▸ REQUEST
Please retype the data in full and exactly; the pictures are not part of the copy.
------ GIVEN INFORMATION ------
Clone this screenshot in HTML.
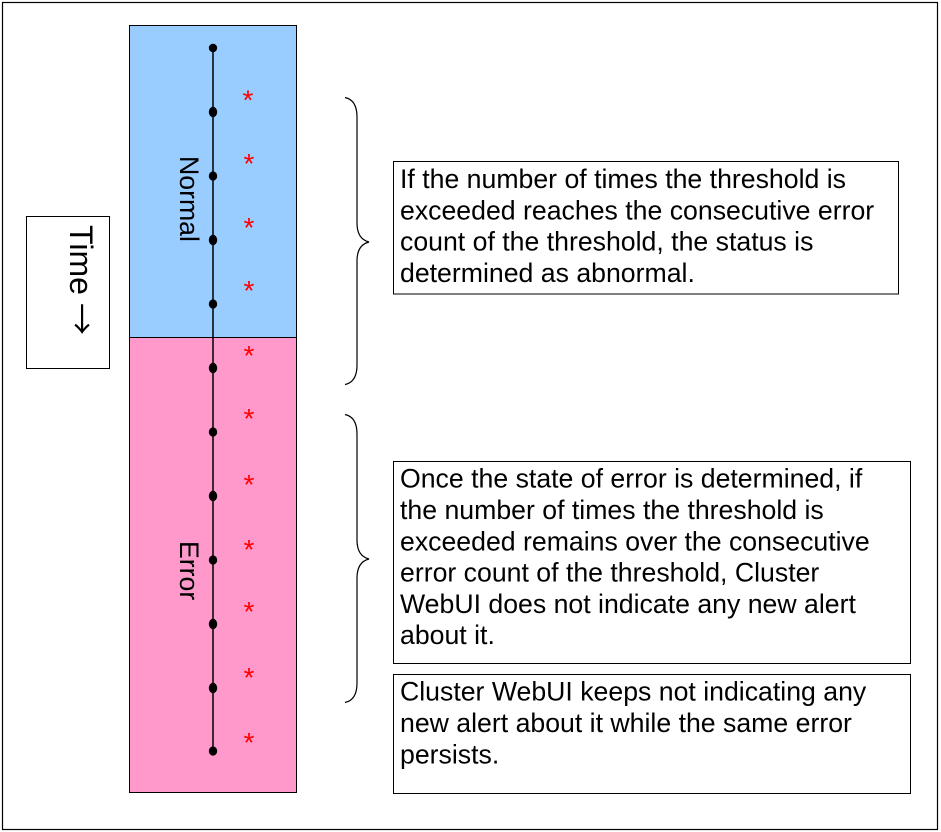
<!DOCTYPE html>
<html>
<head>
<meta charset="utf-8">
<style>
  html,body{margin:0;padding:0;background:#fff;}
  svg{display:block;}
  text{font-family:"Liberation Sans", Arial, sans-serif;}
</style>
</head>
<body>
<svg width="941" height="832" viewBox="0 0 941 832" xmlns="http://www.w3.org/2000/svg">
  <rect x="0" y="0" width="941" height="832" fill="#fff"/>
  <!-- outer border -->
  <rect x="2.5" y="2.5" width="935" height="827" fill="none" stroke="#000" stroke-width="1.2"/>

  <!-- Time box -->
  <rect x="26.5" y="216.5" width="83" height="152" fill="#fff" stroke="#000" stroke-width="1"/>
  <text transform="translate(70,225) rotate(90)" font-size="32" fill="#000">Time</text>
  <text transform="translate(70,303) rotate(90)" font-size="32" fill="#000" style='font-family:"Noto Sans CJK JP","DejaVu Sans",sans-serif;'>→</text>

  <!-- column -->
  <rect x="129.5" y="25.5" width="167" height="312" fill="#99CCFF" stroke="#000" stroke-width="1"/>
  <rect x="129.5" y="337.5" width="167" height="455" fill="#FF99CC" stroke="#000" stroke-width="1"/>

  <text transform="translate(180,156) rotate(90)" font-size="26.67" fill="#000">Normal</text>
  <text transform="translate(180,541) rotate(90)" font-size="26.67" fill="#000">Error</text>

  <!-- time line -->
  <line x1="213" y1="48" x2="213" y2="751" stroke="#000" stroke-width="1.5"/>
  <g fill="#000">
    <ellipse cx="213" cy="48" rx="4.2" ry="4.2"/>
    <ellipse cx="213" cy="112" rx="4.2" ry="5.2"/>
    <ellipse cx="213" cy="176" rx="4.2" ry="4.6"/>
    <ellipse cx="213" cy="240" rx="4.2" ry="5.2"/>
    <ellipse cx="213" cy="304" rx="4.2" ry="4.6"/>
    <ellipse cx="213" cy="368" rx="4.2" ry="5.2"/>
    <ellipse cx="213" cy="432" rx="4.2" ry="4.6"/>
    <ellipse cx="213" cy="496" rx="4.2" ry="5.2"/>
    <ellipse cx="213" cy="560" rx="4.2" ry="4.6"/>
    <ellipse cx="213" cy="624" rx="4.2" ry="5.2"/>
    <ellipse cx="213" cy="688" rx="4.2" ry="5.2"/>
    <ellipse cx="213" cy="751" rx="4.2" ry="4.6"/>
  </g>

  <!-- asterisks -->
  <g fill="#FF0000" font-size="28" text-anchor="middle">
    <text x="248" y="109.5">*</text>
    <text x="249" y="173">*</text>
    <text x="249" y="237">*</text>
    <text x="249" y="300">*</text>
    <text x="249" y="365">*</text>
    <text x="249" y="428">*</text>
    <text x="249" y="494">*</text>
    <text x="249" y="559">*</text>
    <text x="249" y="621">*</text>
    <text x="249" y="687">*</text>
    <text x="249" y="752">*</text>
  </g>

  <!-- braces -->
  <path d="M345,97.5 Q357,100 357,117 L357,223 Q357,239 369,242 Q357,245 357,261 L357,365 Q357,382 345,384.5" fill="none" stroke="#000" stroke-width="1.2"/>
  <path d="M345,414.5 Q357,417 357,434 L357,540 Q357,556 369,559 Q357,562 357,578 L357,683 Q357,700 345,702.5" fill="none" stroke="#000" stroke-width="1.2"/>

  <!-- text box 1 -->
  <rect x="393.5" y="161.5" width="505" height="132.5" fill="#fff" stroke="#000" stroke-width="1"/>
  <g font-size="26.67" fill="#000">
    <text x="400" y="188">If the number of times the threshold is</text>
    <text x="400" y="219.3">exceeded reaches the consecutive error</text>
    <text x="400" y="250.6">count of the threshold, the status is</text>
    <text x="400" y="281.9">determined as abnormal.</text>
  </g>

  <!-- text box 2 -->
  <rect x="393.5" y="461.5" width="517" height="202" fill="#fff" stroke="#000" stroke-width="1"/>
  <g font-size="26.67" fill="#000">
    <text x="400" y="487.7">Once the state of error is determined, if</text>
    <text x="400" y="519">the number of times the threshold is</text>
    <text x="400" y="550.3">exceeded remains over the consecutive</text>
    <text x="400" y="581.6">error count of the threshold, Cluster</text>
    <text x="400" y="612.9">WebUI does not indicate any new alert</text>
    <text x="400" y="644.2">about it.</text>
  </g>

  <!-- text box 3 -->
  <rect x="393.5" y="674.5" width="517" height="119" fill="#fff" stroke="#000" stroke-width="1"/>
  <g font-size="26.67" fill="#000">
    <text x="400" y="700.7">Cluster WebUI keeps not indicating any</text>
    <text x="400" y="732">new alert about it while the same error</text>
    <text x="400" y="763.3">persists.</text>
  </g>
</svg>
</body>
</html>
------
▸ ANSWER TO THIS EXERCISE
Clone this screenshot in HTML.
<!DOCTYPE html>
<html>
<head>
<meta charset="utf-8">
<style>
  html,body{margin:0;padding:0;background:#fff;}
  svg{display:block;}
  text{font-family:"Liberation Sans", Arial, sans-serif;}
</style>
</head>
<body>
<svg width="941" height="832" viewBox="0 0 941 832" xmlns="http://www.w3.org/2000/svg">
  <rect x="0" y="0" width="941" height="832" fill="#fff"/>
  <!-- outer border -->
  <rect x="2.5" y="2.5" width="935" height="827" fill="none" stroke="#000" stroke-width="1.2"/>

  <!-- Time box -->
  <rect x="26.5" y="216.5" width="83" height="152" fill="#fff" stroke="#000" stroke-width="1"/>
  <text transform="translate(70,225) rotate(90)" font-size="32" fill="#000">Time</text>
  <text transform="translate(70,303) rotate(90)" font-size="32" fill="#000" style='font-family:"Noto Sans CJK JP","DejaVu Sans",sans-serif;'>→</text>

  <!-- column -->
  <rect x="129.5" y="25.5" width="167" height="312" fill="#99CCFF" stroke="#000" stroke-width="1"/>
  <rect x="129.5" y="337.5" width="167" height="455" fill="#FF99CC" stroke="#000" stroke-width="1"/>

  <text transform="translate(180,156) rotate(90)" font-size="26.67" fill="#000">Normal</text>
  <text transform="translate(180,541) rotate(90)" font-size="26.67" fill="#000">Error</text>

  <!-- time line -->
  <line x1="213" y1="48" x2="213" y2="751" stroke="#000" stroke-width="1.5"/>
  <g fill="#000">
    <ellipse cx="213" cy="48" rx="4.2" ry="4.2"/>
    <ellipse cx="213" cy="112" rx="4.2" ry="5.2"/>
    <ellipse cx="213" cy="176" rx="4.2" ry="4.6"/>
    <ellipse cx="213" cy="240" rx="4.2" ry="5.2"/>
    <ellipse cx="213" cy="304" rx="4.2" ry="4.6"/>
    <ellipse cx="213" cy="368" rx="4.2" ry="5.2"/>
    <ellipse cx="213" cy="432" rx="4.2" ry="4.6"/>
    <ellipse cx="213" cy="496" rx="4.2" ry="5.2"/>
    <ellipse cx="213" cy="560" rx="4.2" ry="4.6"/>
    <ellipse cx="213" cy="624" rx="4.2" ry="5.2"/>
    <ellipse cx="213" cy="688" rx="4.2" ry="5.2"/>
    <ellipse cx="213" cy="751" rx="4.2" ry="4.6"/>
  </g>

  <!-- asterisks -->
  <g fill="#FF0000" font-size="28" text-anchor="middle">
    <text x="248" y="109.5">*</text>
    <text x="249" y="173">*</text>
    <text x="249" y="237">*</text>
    <text x="249" y="300">*</text>
    <text x="249" y="365">*</text>
    <text x="249" y="428">*</text>
    <text x="249" y="494">*</text>
    <text x="249" y="559">*</text>
    <text x="249" y="621">*</text>
    <text x="249" y="687">*</text>
    <text x="249" y="752">*</text>
  </g>

  <!-- braces -->
  <path d="M345,97.5 Q357,100 357,117 L357,223 Q357,239 369,242 Q357,245 357,261 L357,365 Q357,382 345,384.5" fill="none" stroke="#000" stroke-width="1.2"/>
  <path d="M345,414.5 Q357,417 357,434 L357,540 Q357,556 369,559 Q357,562 357,578 L357,683 Q357,700 345,702.5" fill="none" stroke="#000" stroke-width="1.2"/>

  <!-- text box 1 -->
  <rect x="393.5" y="161.5" width="505" height="132.5" fill="#fff" stroke="#000" stroke-width="1"/>
  <g font-size="26.67" fill="#000">
    <text x="400" y="188">If the number of times the threshold is</text>
    <text x="400" y="219.3">exceeded reaches the consecutive error</text>
    <text x="400" y="250.6">count of the threshold, the status is</text>
    <text x="400" y="281.9">determined as abnormal.</text>
  </g>

  <!-- text box 2 -->
  <rect x="393.5" y="461.5" width="517" height="202" fill="#fff" stroke="#000" stroke-width="1"/>
  <g font-size="26.67" fill="#000">
    <text x="400" y="487.7">Once the state of error is determined, if</text>
    <text x="400" y="519">the number of times the threshold is</text>
    <text x="400" y="550.3">exceeded remains over the consecutive</text>
    <text x="400" y="581.6">error count of the threshold, Cluster</text>
    <text x="400" y="612.9">WebUI does not indicate any new alert</text>
    <text x="400" y="644.2">about it.</text>
  </g>

  <!-- text box 3 -->
  <rect x="393.5" y="674.5" width="517" height="119" fill="#fff" stroke="#000" stroke-width="1"/>
  <g font-size="26.67" fill="#000">
    <text x="400" y="700.7">Cluster WebUI keeps not indicating any</text>
    <text x="400" y="732">new alert about it while the same error</text>
    <text x="400" y="763.3">persists.</text>
  </g>
</svg>
</body>
</html>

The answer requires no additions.